In short, FedHiP is less a single trick and more a design philosophy: lean on self-supervised foundations for robust representations, and finish the job with clean, closed-form math that respects privacy and minimizes communication. It’s not about replacing gradients everywhere; it’s about recognizing when gradients become a liability and knowing how to reframe the problem so learning can proceed with confidence.
Where this leaves the field—and you
This work sits at an intersection where privacy, efficiency, and personalization collide. If gradient-based methods remain the default in many settings, FedHiP offers a compelling counterexample: a gradient-free, analytic path that still delivers competitive, even superior, performance under real-world heterogeneity. For researchers, it suggests a broader family of analytic learning techniques that could complement, or in some contexts rival, traditional backpropagation. For practitioners, it hints at federated AI systems that feel more reliable to end users—models that adapt to local needs without sacrificing privacy or incurring spiraling computational costs.

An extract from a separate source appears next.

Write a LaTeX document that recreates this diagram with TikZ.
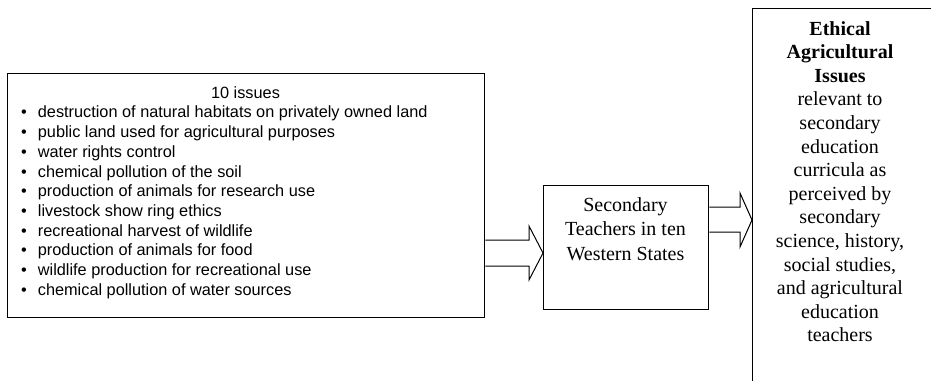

Finally, the collaboration behind FedHiP—spanning PKU and several partner institutions—signals a broader trend: universities and research labs are increasingly testing bold ideas at scale, blending theory with practical constraints. The lead author, Jianheng Tang of Peking University, guided a team that shows how a thoughtful reimagining of learning dynamics can yield a more human-friendly kind of AI: one that understands us well enough to personalize, yet respects the boundaries of our data. In a world tired of one-size-fits-all AI, FedHiP offers a refreshing thesis: sometimes the best way forward is not to chase gradients, but to solve them as a clean, elegant equation.
Highlights: gradient-free learning, closed-form solutions, heterogeneity invariance, foundation-model backbones, one-shot communication, privacy-conscious design. This is not a tweak to federated learning; it’s a rethinking of its very engine, with implications for how we might build more personal, private, and efficient AI systems in the years ahead.